EXERCISE DESCRIPTION:
Omit pictures and quote the listing below line by line, from its start through the line that holds "57.7, 57.7, 58.6, 58.2, 57.3, 58.6, 58.6, 56.8, 55.9])".

DATA PROVIDED:
^^^^

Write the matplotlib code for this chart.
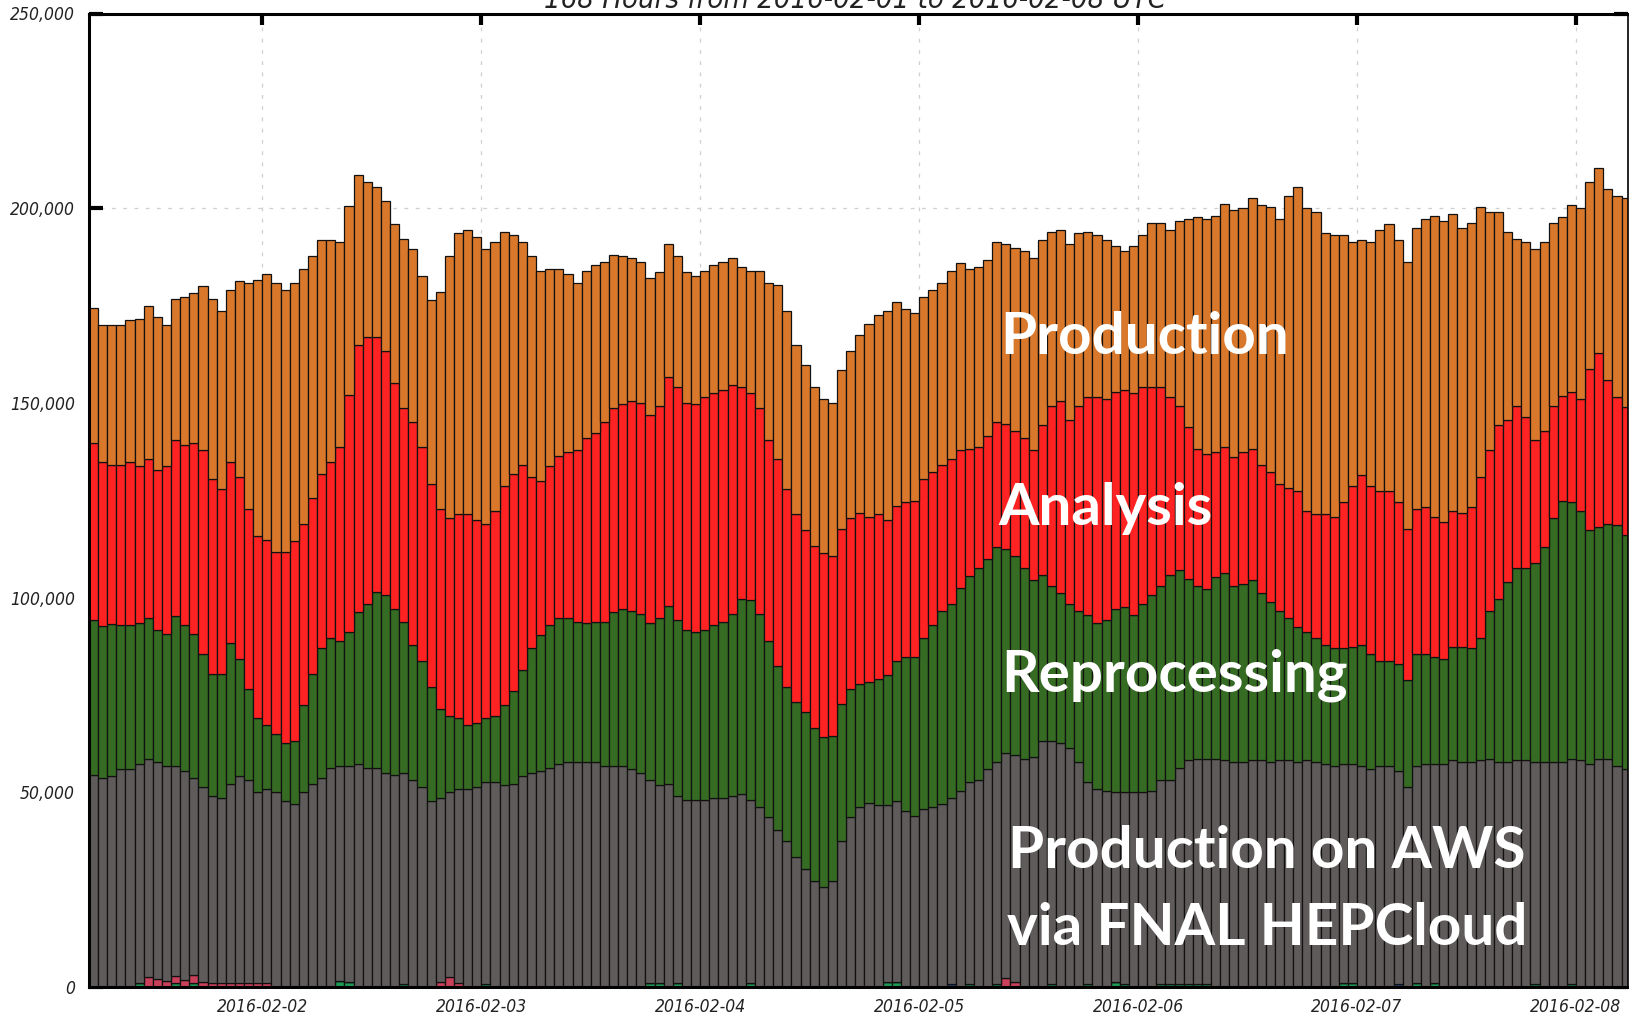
import numpy as np
import matplotlib.pyplot as plt
from matplotlib import font_manager

# values in thousands, one per hourly bin (169 bins, last one clipped)
aws_top = np.array([
    54.5, 53.6, 54.1, 55.9, 55.9, 57.3, 58.6, 57.7, 56.8, 56.8,
    55.5, 53.6, 51.4, 49.0, 48.5, 52.2, 54.1, 53.2, 50.0, 50.8,
    50.0, 47.7, 47.1, 50.0, 52.2, 53.6, 56.3, 56.8, 56.8, 57.3,
    56.3, 56.3, 54.9, 54.5, 54.9, 53.2, 51.4, 47.7, 48.6, 50.0,
    50.8, 50.8, 51.4, 52.7, 52.7, 51.8, 52.2, 54.1, 54.9, 55.5,
    56.3, 57.3, 57.7, 57.7, 57.7, 57.7, 56.8, 56.8, 56.8, 55.9,
    54.9, 53.2, 51.8, 52.2, 49.0, 48.1, 48.1, 48.1, 48.6, 48.6,
    49.0, 49.5, 48.1, 46.3, 43.6, 40.3, 37.5, 33.4, 30.3, 27.1,
    25.8, 27.1, 37.5, 43.6, 46.3, 47.3, 46.7, 46.7, 47.7, 45.3,
    44.0, 45.8, 46.3, 47.1, 48.5, 50.4, 52.6, 53.2, 55.9, 57.7,
    60.0, 59.6, 58.6, 59.0, 63.2, 63.2, 62.7, 61.4, 57.7, 52.6,
    50.8, 50.4, 50.0, 50.0, 50.0, 50.0, 50.4, 53.2, 53.2, 56.3,
    58.2, 58.6, 58.6, 58.6, 58.2, 57.7, 57.7, 58.2, 58.2, 57.7,
    58.2, 58.2, 57.7, 58.2, 57.7, 57.3, 56.8, 57.3, 57.3, 56.8,
    55.9, 56.8, 56.8, 55.5, 51.4, 56.8, 57.3, 57.3, 57.3, 58.2,
    57.7, 57.7, 58.2, 58.6, 57.7, 57.7, 58.2, 58.2, 57.7, 57.7,
    57.7, 57.7, 58.6, 58.2, 57.3, 58.6, 58.6, 56.8, 55.9])

reprocessing_top = np.array([
    94.2, 92.6, 93.3, 93.0, 92.9, 93.4, 94.8, 91.6, 90.7, 95.2,
    93.0, 90.7, 85.6, 80.5, 80.5, 88.4, 84.2, 76.4, 69.2, 67.3,
    65.1, 62.7, 63.2, 72.3, 80.5, 87.0, 89.7, 88.9, 91.1, 96.2,
    98.4, 101.5, 100.7, 97.0, 93.8, 87.9, 83.8, 77.0, 71.5, 69.6,
    69.2, 67.4, 67.8, 69.2, 69.6, 72.3, 76.0, 81.5, 87.0, 90.3,
    93.0, 94.8, 94.8, 93.8, 93.4, 93.8, 93.8, 96.2, 97.0, 96.6,
    95.8, 93.4, 94.8, 97.9, 94.2, 91.6, 91.1, 91.6, 93.0, 93.8,
    95.8, 99.7, 99.3, 95.8, 88.9, 82.5, 77.0, 73.3, 70.5, 66.4,
    64.1, 64.5, 72.7, 76.4, 77.8, 78.4, 79.2, 80.1, 83.8, 84.7,
    84.7, 89.7, 92.9, 96.6, 98.4, 102.5, 105.6, 107.5, 109.9, 113.0,
    112.6, 110.8, 107.5, 104.4, 105.8, 103.0, 101.1, 98.4, 96.6, 95.6,
    93.4, 94.2, 97.0, 97.5, 95.6, 98.4, 100.7, 103.0, 105.8, 107.1,
    104.8, 103.0, 102.1, 105.2, 106.2, 103.0, 103.4, 104.4, 101.1, 98.9,
    96.6, 94.8, 92.5, 91.1, 89.7, 87.9, 87.0, 87.0, 87.4, 87.9,
    85.6, 83.8, 83.8, 82.9, 78.8, 85.6, 85.6, 84.7, 84.2, 87.4,
    87.4, 87.0, 89.7, 96.6, 99.7, 104.0, 107.5, 107.5, 108.9, 113.0,
    120.4, 124.9, 124.5, 122.2, 117.3, 118.1, 119.0, 118.6, 116.1])

analysis_top = np.array([
    139.6, 134.7, 134.1, 134.1, 134.7, 133.7, 135.5, 132.7, 133.7, 140.5,
    139.2, 139.6, 137.8, 130.5, 127.8, 134.7, 131.0, 122.7, 115.9, 114.9,
    111.8, 111.8, 114.5, 119.0, 125.5, 131.8, 134.7, 138.8, 152.1, 164.8,
    167.0, 167.0, 163.4, 155.2, 148.8, 145.1, 138.8, 129.2, 122.7, 120.4,
    121.4, 121.4, 120.0, 119.0, 122.2, 128.6, 131.8, 134.1, 131.0, 130.0,
    133.7, 136.4, 137.4, 137.8, 141.0, 142.3, 145.1, 148.8, 149.7, 150.5,
    150.1, 147.0, 149.2, 156.6, 154.2, 150.1, 149.7, 151.5, 152.5, 153.3,
    154.7, 154.2, 152.5, 148.8, 140.5, 135.5, 127.8, 121.4, 117.3, 113.2,
    111.4, 110.8, 117.7, 120.4, 121.8, 120.8, 121.4, 120.0, 123.6, 124.5,
    124.9, 130.4, 132.3, 134.1, 135.5, 137.8, 138.2, 138.8, 141.5, 145.1,
    144.7, 142.9, 141.0, 137.8, 144.2, 149.2, 150.5, 145.6, 149.2, 151.5,
    151.5, 151.1, 152.9, 153.3, 152.5, 154.2, 154.2, 154.2, 151.5, 149.2,
    143.7, 138.2, 136.8, 137.4, 138.8, 136.0, 137.4, 138.2, 134.1, 132.3,
    129.2, 128.2, 127.3, 122.2, 121.4, 121.4, 120.8, 124.5, 128.6, 131.4,
    128.6, 127.3, 127.3, 124.5, 117.7, 122.7, 123.2, 120.8, 119.5, 122.2,
    121.8, 123.2, 131.0, 137.8, 144.2, 145.6, 149.2, 146.4, 140.5, 142.9,
    149.2, 151.9, 152.9, 151.1, 158.8, 162.9, 156.0, 151.5, 149.0])

total = np.array([
    174.4, 169.9, 169.9, 169.9, 171.2, 171.6, 174.9, 172.1, 169.9, 176.7,
    177.3, 178.1, 179.9, 176.7, 173.6, 179.0, 181.2, 180.8, 181.6, 183.0,
    180.8, 179.0, 180.8, 184.5, 187.7, 191.8, 191.8, 191.2, 200.5, 208.6,
    206.8, 205.5, 201.9, 196.0, 192.2, 189.5, 182.6, 176.3, 178.6, 187.7,
    193.6, 194.5, 192.6, 189.5, 191.2, 194.0, 193.2, 191.2, 187.7, 184.0,
    184.5, 184.5, 183.0, 180.8, 184.0, 185.3, 186.3, 188.1, 187.7, 187.1,
    186.3, 182.2, 183.6, 190.8, 187.7, 183.6, 182.6, 184.0, 185.3, 186.3,
    187.1, 184.9, 184.0, 184.0, 180.8, 180.4, 173.6, 164.8, 159.7, 154.2,
    151.1, 150.1, 158.4, 163.4, 167.5, 170.3, 172.6, 173.6, 175.8, 174.0,
    173.0, 177.1, 179.0, 180.8, 184.0, 185.8, 184.5, 184.9, 186.7, 191.2,
    190.8, 189.9, 189.0, 187.1, 191.8, 194.0, 194.5, 190.8, 193.6, 194.0,
    193.2, 191.8, 190.4, 189.0, 190.4, 193.2, 196.3, 196.3, 194.5, 196.7,
    197.3, 197.7, 197.3, 198.1, 201.2, 199.5, 200.0, 202.6, 200.8, 200.4,
    197.3, 203.2, 205.5, 200.0, 199.0, 193.6, 193.2, 193.2, 191.2, 191.8,
    191.2, 194.5, 195.9, 191.8, 186.3, 194.9, 197.3, 198.1, 196.7, 198.6,
    194.9, 196.3, 200.4, 199.0, 199.0, 194.0, 192.2, 191.2, 189.5, 191.2,
    196.3, 197.7, 200.8, 200.0, 206.8, 210.4, 204.9, 203.2, 202.6])

# tiny series at the very bottom: (bin index, value in thousands)
small_green_idx = [5, 9, 11, 27, 28, 34, 43, 61, 62, 64, 72, 87, 88, 96, 99, 105, 109,
                   112, 113, 117, 118, 119, 120, 121, 122, 137, 138, 145, 147, 158, 162]
small_green_val = [1.0, 1.0, 1.0, 1.6, 1.2, 0.8, 0.8, 0.9, 0.9, 0.9, 0.9, 1.2, 1.2, 0.8,
                   0.8, 0.8, 0.8, 1.2, 0.8, 0.8, 0.8, 0.8, 0.8, 0.8, 0.8, 0.9, 0.9, 0.9,
                   0.9, 0.8, 0.8]
small_pink_idx = [6, 7, 8, 9, 10, 11, 12, 13, 14, 15, 16, 17, 18, 19, 38, 39, 40, 100, 101]
small_pink_val = [2.5, 2.0, 1.5, 1.8, 1.8, 2.0, 1.2, 1.0, 1.0, 1.0, 1.0, 1.0, 1.0, 1.0,
                  1.2, 2.5, 1.0, 2.2, 1.2]
small_blue_idx = [94, 143]
small_blue_val = [0.8, 0.8]

title = "168 Hours from 2016-02-01 to 2016-02-08 UTC"
day_labels = ["2016-02-02", "2016-02-03", "2016-02-04", "2016-02-05",
              "2016-02-06", "2016-02-07", "2016-02-08"]
first_day_tick = 19  # bin index where 2016-02-02 00:00 falls

n = len(total)
x = np.arange(n)

green_small = np.zeros(n)
green_small[small_green_idx] = small_green_val
pink_small = np.zeros(n)
pink_small[small_pink_idx] = small_pink_val
blue_small = np.zeros(n)
blue_small[small_blue_idx] = small_blue_val
small_top = green_small + pink_small + blue_small

aws = aws_top - small_top
reprocessing = reprocessing_top - aws_top
analysis = analysis_top - reprocessing_top
production = total - analysis_top

# narrow italic for the axis texts if a condensed face is around
cond = font_manager.FontProperties(family='DejaVu Sans', style='italic', stretch='condensed')
have_cond = 'Condensed' in font_manager.findfont(cond, fallback_to_default=True)
scale = 1.0 if have_cond else 0.88
lab_kw = dict(family='DejaVu Sans', style='italic', color='#222222')
if have_cond:
    lab_kw['stretch'] = 'condensed'
tick_fs = 12.5 * scale
title_fs = 21 * scale

W, H = 1629, 1017
fig = plt.figure(figsize=(W / 100, H / 100), dpi=100)
ax = fig.add_axes([89 / W, 1 - 987 / H, (1628 - 89) / W, (987 - 13.5) / H])

edge = dict(edgecolor='#111111', linewidth=0.9, width=1.0, align='edge')

k = 1000.0
bottom = np.zeros(n)
for vals, col in [(green_small, '#1f9a55'), (blue_small, '#1f4f8f'), (pink_small, '#c8405a')]:
    ax.bar(x, vals * k, bottom=bottom, color=col, zorder=2, **edge)
    bottom = bottom + vals * k
layers = [(aws, '#5f5b5b'), (reprocessing, '#356b22'),
          (analysis, '#ff2222'), (production, '#d9772a')]
for vals, col in layers:
    ax.bar(x, vals * k, bottom=bottom, color=col, zorder=2, **edge)
    bottom = bottom + vals * k

ax.set_xlim(0, 168.7)
ax.set_ylim(0, 250000)

yt = np.arange(0, 250001, 50000)
ax.set_yticks(yt)
ax.set_yticklabels(["0" if v == 0 else f"{v:,}" for v in yt], fontsize=tick_fs, **lab_kw)
xt = first_day_tick + 24 * np.arange(len(day_labels))
ax.set_xticks(xt)
ax.set_xticklabels(day_labels, fontsize=tick_fs, **lab_kw)

ax.tick_params(axis='y', direction='in', length=10, width=3, pad=10,
               left=True, right=True, color='black')
ax.tick_params(axis='x', direction='in', length=8, width=3, pad=8,
               top=True, bottom=True, color='black')

for side in ['left', 'top', 'bottom']:
    ax.spines[side].set_linewidth(2.2)
ax.spines['right'].set_linewidth(1.2)

ax.grid(True, color='#cfcfcf', linestyle=(0, (3, 6)), linewidth=0.9, zorder=0)
ax.set_axisbelow(True)

fig.text(855 / W, 1 - 8.5 / H, title, ha='center', va='baseline',
         fontsize=title_fs, **lab_kw)

overlay = [("Production", 1000, 354), ("Analysis", 998, 525), ("Reprocessing", 1001, 692),
           ("Production on AWS", 1008, 868), ("via FNAL HEPCloud", 1007, 945)]
for txt, px, py in overlay:
    fig.text(px / W, 1 - py / H, txt, ha='left', va='baseline', family='Lato',
             weight='bold', fontsize=42, color='white', zorder=10)

fig.savefig("out.png", dpi=100)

^^^^

ANSWER FOR THIS EXERCISE:
Write the matplotlib code for this chart.
import numpy as np
import matplotlib.pyplot as plt
from matplotlib import font_manager

# values in thousands, one per hourly bin (169 bins, last one clipped)
aws_top = np.array([
    54.5, 53.6, 54.1, 55.9, 55.9, 57.3, 58.6, 57.7, 56.8, 56.8,
    55.5, 53.6, 51.4, 49.0, 48.5, 52.2, 54.1, 53.2, 50.0, 50.8,
    50.0, 47.7, 47.1, 50.0, 52.2, 53.6, 56.3, 56.8, 56.8, 57.3,
    56.3, 56.3, 54.9, 54.5, 54.9, 53.2, 51.4, 47.7, 48.6, 50.0,
    50.8, 50.8, 51.4, 52.7, 52.7, 51.8, 52.2, 54.1, 54.9, 55.5,
    56.3, 57.3, 57.7, 57.7, 57.7, 57.7, 56.8, 56.8, 56.8, 55.9,
    54.9, 53.2, 51.8, 52.2, 49.0, 48.1, 48.1, 48.1, 48.6, 48.6,
    49.0, 49.5, 48.1, 46.3, 43.6, 40.3, 37.5, 33.4, 30.3, 27.1,
    25.8, 27.1, 37.5, 43.6, 46.3, 47.3, 46.7, 46.7, 47.7, 45.3,
    44.0, 45.8, 46.3, 47.1, 48.5, 50.4, 52.6, 53.2, 55.9, 57.7,
    60.0, 59.6, 58.6, 59.0, 63.2, 63.2, 62.7, 61.4, 57.7, 52.6,
    50.8, 50.4, 50.0, 50.0, 50.0, 50.0, 50.4, 53.2, 53.2, 56.3,
    58.2, 58.6, 58.6, 58.6, 58.2, 57.7, 57.7, 58.2, 58.2, 57.7,
    58.2, 58.2, 57.7, 58.2, 57.7, 57.3, 56.8, 57.3, 57.3, 56.8,
    55.9, 56.8, 56.8, 55.5, 51.4, 56.8, 57.3, 57.3, 57.3, 58.2,
    57.7, 57.7, 58.2, 58.6, 57.7, 57.7, 58.2, 58.2, 57.7, 57.7,
    57.7, 57.7, 58.6, 58.2, 57.3, 58.6, 58.6, 56.8, 55.9])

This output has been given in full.